India makes history by landing spacecraft near Moon’s south pole

With Chandrayaan-3 mission, India becomes fourth country to successfully land on lunar surface

people hold up cameras to record a live telecast of the spacecraft Chandrayaan-3 landing on the moon
Journalists record the live telecast of the Chandrayaan-3 Moon landing at the Indian space agency’s command facility in Bengaluru.AP Photo/Aijaz Rahi

“India is on the Moon!” declared Sreedhara Somanath, chair of the Indian Space Research Organisation (ISRO), today to a packed mission control room. At 6:04 p.m. local time, the Chandrayaan-3 mission softly deposited the Vikram lander on the Moon’s surface, making India the fourth nation to succeed at the task after the United States, the Soviet Union, and China. India also becomes the first nation to land near the lunar south pole, an uncharted territory thought to contain frozen water that could support future human exploration.

Millions of Indians were glued to TV sets and mobile phones to watch the live telecast of the landing. When the news of success arrived, a palpable sense of euphoria and pride engulfed the nation. Scientists at ISRO headquarters hugged each other, smiling and dancing.

The mission is a vindication for ISRO, after its first landing attempt in 2019 with Chandrayaan-2 ended with a crash because of software errors.

The feat also elevates India’s status as a space power in an increasingly crowded field of nations eager to demonstrate their technological prowess. Earlier this month, Russia launched its Luna 25 mission, and it was supposed to reach the lunar south pole region a few days before Chandrayaan-3. But on 19 August, Russia’s space agency, Roscosmos, said attempts to establish contact with Luna 25 had failed and it had concluded that the spacecraft had collided with the lunar surface.

India’s Moon program began with the 2008 Chandrayaan-1 mission. It carried a NASA instrument that identified signatures of water ice on the surface of the Moon—faint whiffs at midlatitudes that increased at higher, polar latitudes. Researchers believe interactions between the solar wind and surface rocks can create water molecules that hop to the poles, where they can accumulate and persist in permanently shadowed craters.

Hours after touchdown, the Vikram lander began to release a six-wheeled rover called Pragyan. Solar powered, the 26-kilogram, suitcase-size rover will have at least 2 weeks to explore the Moon’s surface.
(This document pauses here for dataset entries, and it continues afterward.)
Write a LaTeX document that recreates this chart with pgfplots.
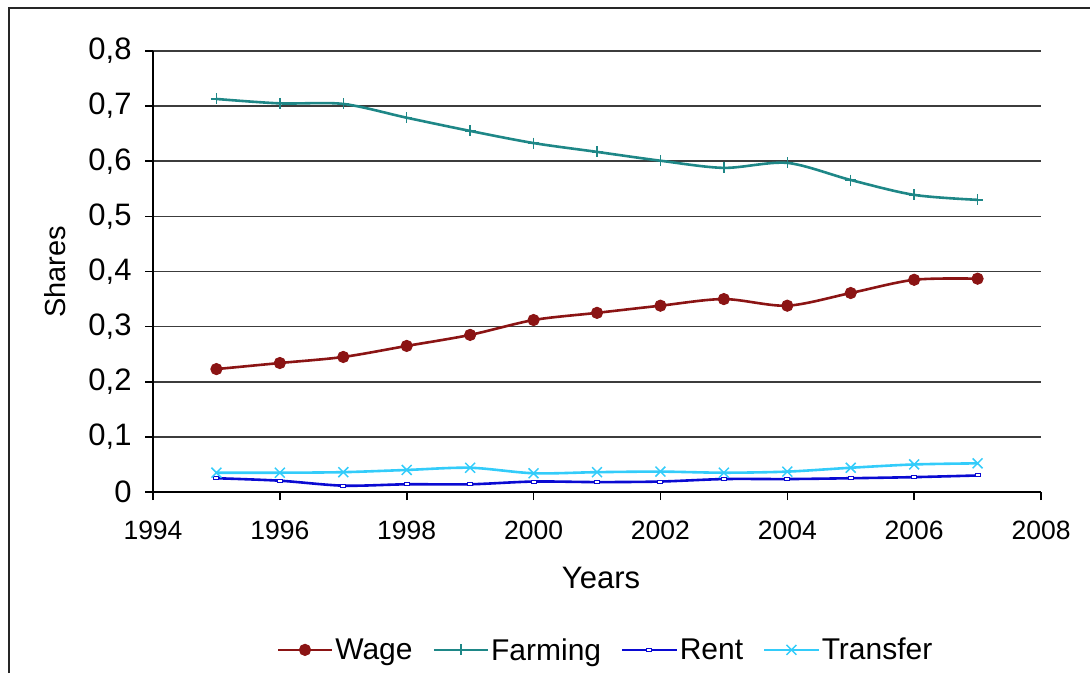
\documentclass[border=0pt]{standalone}
\usepackage{pgfplots}
\pgfplotsset{compat=1.18}
\usepackage{fontspec}
\setmainfont{Liberation Sans}
\definecolor{wagec}{RGB}{139,20,20}
\definecolor{farmc}{RGB}{30,135,135}
\definecolor{rentc}{RGB}{10,10,210}
\definecolor{transc}{RGB}{51,204,250}
\definecolor{gridc}{RGB}{60,60,60}
\begin{document}
\begin{tikzpicture}
\useasboundingbox (0pt,0pt) rectangle (1090pt,-673pt);
\draw[line width=2pt,black!85] (9pt,-673pt) -- (9pt,-8pt) -- (1090pt,-8pt);
\begin{axis}[
  at={(153pt,-492pt)}, anchor=south west,
  scale only axis, width=888pt, height=441pt,
  xmin=1994, xmax=2008, ymin=0, ymax=0.8,
  xtick={1994,1996,...,2008},
  ytick={0,0.1,...,0.8},
  axis x line=bottom, axis y line=left,
  axis line style={-, line width=1.6pt, black},
  tick style={line width=1.6pt, black},
  tick align=outside, major tick length=8pt,
  ymajorgrids, grid style={line width=1.6pt, gridc},
  font=\fontsize{29}{34}\selectfont,
  /pgf/number format/assume math mode=true,
  /pgf/number format/use comma,
  /pgf/number format/1000 sep={},
  yticklabel style={xshift=-10pt, font=\fontsize{31}{36}\selectfont},
  xticklabel style={yshift=-17pt, font=\fontsize{26.5}{31}\selectfont},
  xlabel={Years}, ylabel={Shares},
  xlabel style={at={(axis description cs:0.5045,-0.195)}, anchor=center, font=\fontsize{31}{36}\selectfont},
  ylabel style={at={(axis description cs:-0.11,0.499)}, anchor=center, rotate=0, font=\fontsize{29}{34}\selectfont},
  legend columns=4,
  legend style={at={(axis description cs:0.5096,-0.358)}, anchor=center, draw=none, fill=none,
    font=\fontsize{30}{35}\selectfont,
    /tikz/every even column/.append style={column sep=18pt}},
  legend image code/.code={\draw[mark repeat=2,mark phase=2] plot coordinates {(0pt,0pt) (27pt,0pt) (54pt,0pt)};},
  every axis plot/.append style={smooth, tension=0.5, line width=2.6pt},
  clip=false,
]
\addplot[wagec, mark=*, mark size=5.6pt, mark options={solid, line width=1pt}] coordinates {
(1995,0.223) (1996,0.234) (1997,0.245) (1998,0.265) (1999,0.285) (2000,0.312) (2001,0.325)
(2002,0.338) (2003,0.350) (2004,0.338) (2005,0.361) (2006,0.385) (2007,0.387)};
\addlegendentry{Wage}
\addplot[farmc, mark=+, mark size=5.5pt, mark options={line width=1.5pt}] coordinates {
(1995,0.713) (1996,0.705) (1997,0.704) (1998,0.679) (1999,0.655) (2000,0.633) (2001,0.617)
(2002,0.601) (2003,0.588) (2004,0.597) (2005,0.566) (2006,0.539) (2007,0.530)};
\addlegendentry{Farming}
\addplot[rentc, mark=square*, mark size=2.5pt, mark options={line width=1pt, fill=white, yscale=0.6}] coordinates {
(1995,0.025) (1996,0.0205) (1997,0.0115) (1998,0.014) (1999,0.014) (2000,0.019) (2001,0.018)
(2002,0.019) (2003,0.0235) (2004,0.0235) (2005,0.025) (2006,0.027) (2007,0.030)};
\addlegendentry{Rent}
\addplot[transc, mark=x, mark size=7pt, mark options={line width=1.5pt}] coordinates {
(1995,0.035) (1996,0.035) (1997,0.036) (1998,0.040) (1999,0.044) (2000,0.034) (2001,0.036)
(2002,0.037) (2003,0.035) (2004,0.037) (2005,0.044) (2006,0.050) (2007,0.052)};
\addlegendentry{Transfer}
\end{axis}
\end{tikzpicture}
\end{document}
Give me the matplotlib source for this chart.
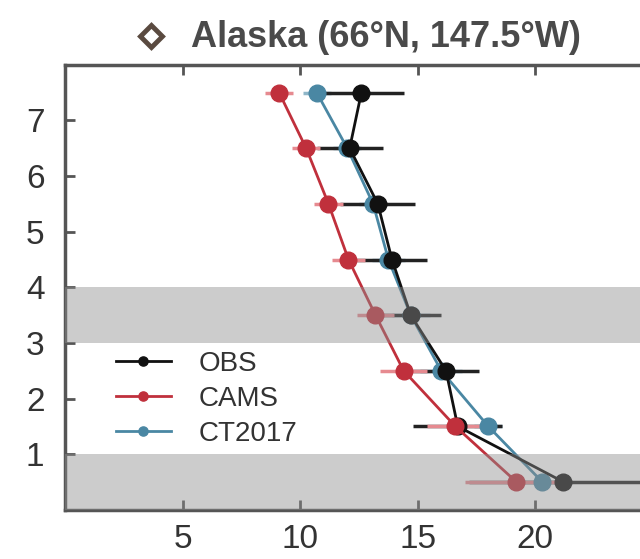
import matplotlib.pyplot as plt
import numpy as np
from matplotlib.lines import Line2D

heights = [7.5, 6.5, 5.5, 4.5, 3.5, 2.5, 1.5, 0.5]

obs = [12.6, 12.1, 13.3, 13.9, 14.7, 16.2, 16.7, 21.2]
obs_err = [1.8, 1.4, 1.6, 1.5, 1.3, 1.4, 1.9, 4.0]

cams = [9.1, 10.25, 11.2, 12.05, 13.2, 14.4, 16.6, 19.2]
cams_err = [0.6, 0.6, 0.6, 0.7, 0.8, 1.0, 1.2, 2.2]

ct2017 = [10.7, 12.0, 13.1, 13.75, 14.7, 16.0, 18.0, 20.3]
ct_err = [0.6, 0.6, 0.6, 0.7, 0.8, 0.9, 0.6, 1.0]

grey_bands = [(0, 1), (3, 4)]
xticks = [5, 10, 15, 20]
yticks = [1, 2, 3, 4, 5, 6, 7]

plt.rcParams['font.family'] = ['Liberation Sans', 'DejaVu Sans']
text_color = '#333333'

fig = plt.figure(figsize=(6.4, 5.59), dpi=100)
ax = fig.add_axes([0.102, 0.088, 0.918, 0.796])

# grey layers sit on top of the profiles, semi-transparent
for lo, hi in grey_bands:
    ax.axhspan(lo, hi, color='#8e8e8e', alpha=0.45, zorder=5, lw=0)

series = [
    ('CT2017', ct2017, ct_err, '#4a87a3', '#8fb6c8'),
    ('OBS', obs, obs_err, '#111111', '#222222'),
    ('CAMS', cams, cams_err, '#c0303c', '#e68a90'),
]
handles = {}
for i, (name, vals, err, col, ecol) in enumerate(series):
    ax.errorbar(vals, heights, xerr=err, fmt='none', ecolor=ecol, elinewidth=2.5, zorder=2)
    h, = ax.plot(vals, heights, '-o', color=col, lw=2, ms=12, zorder=3 + i * 0.1)
    handles[name] = h

ax.legend([handles['OBS'], handles['CAMS'], handles['CT2017']], ['OBS', 'CAMS', 'CT2017'],
          loc='lower left', bbox_to_anchor=(0.062, 0.11), frameon=False, fontsize=20,
          markerscale=0.55, handlelength=2.0, handletextpad=1.0, labelspacing=0.32,
          labelcolor=text_color, borderpad=0)

ax.set_xlim(0, 25)
ax.set_ylim(0, 8)
ax.set_xticks(xticks)
ax.set_yticks(yticks)
ax.tick_params(direction='in', length=7, width=2, colors='#555555', labelcolor=text_color,
               labelsize=24, top=True, right=True, pad=10)
ax.tick_params(axis='y', pad=15)
for sp in ax.spines.values():
    sp.set_linewidth(2.5)
    sp.set_color('#555555')

# site symbol + title
fig.add_artist(Line2D([0.236], [0.935], marker='D', ms=11, mfc='none', mec='#5a4a40',
                      mew=3.5, transform=fig.transFigure))
fig.text(0.603, 0.933, 'Alaska (66\u00b0N, 147.5\u00b0W)', fontsize=26, color='#4a4a4a',
         ha='center', va='center', fontweight='bold')

fig.savefig('out.png', dpi=100)
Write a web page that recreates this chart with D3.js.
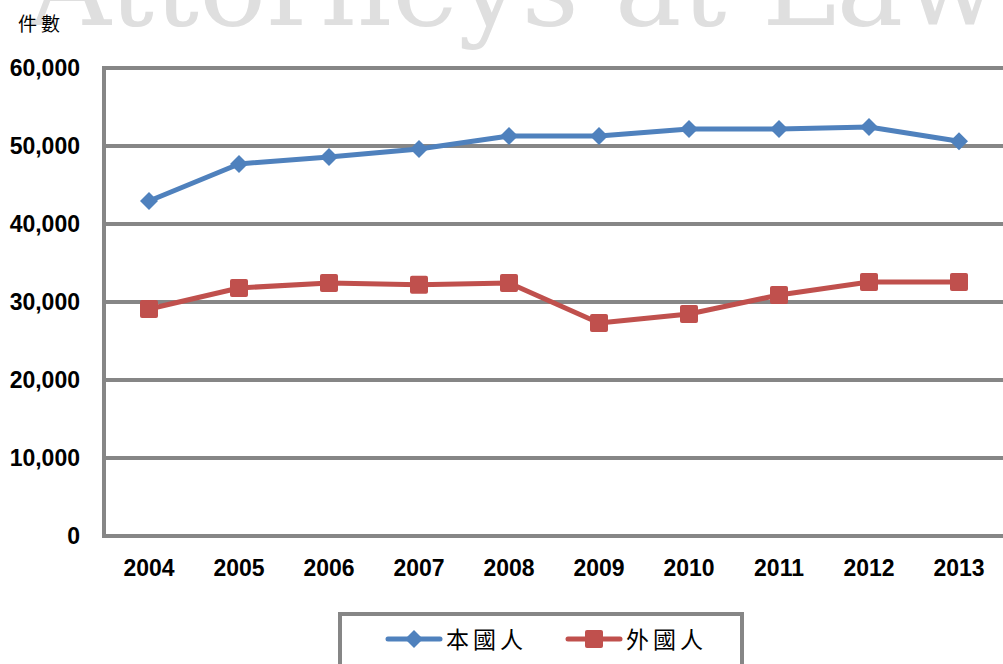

The lander and rover carry instruments that will study the composition of the lunar soil and probe for water and ice, while listening for small seismic tremors.

“For India this is a scientific and technology demonstration mission,” says Ajey Lele, a consultant with the Manohar Parrikar Institute for Defence Studies and Analyses. “Chandrayaan-1 was able to find water on the Moon, and now India is making an attempt to know more about it.”

Chandrayaan-3 kicks off a flurry of missions aiming to land on the Moon. Later this week, Japan plans on launching a Moon lander, and later this year NASA will launch the first mission in its Commercial Lunar Payload Services program. In 2024, China plans to build on its successful Chang’e program with a mission to collect and return rock samples from the lunar far side.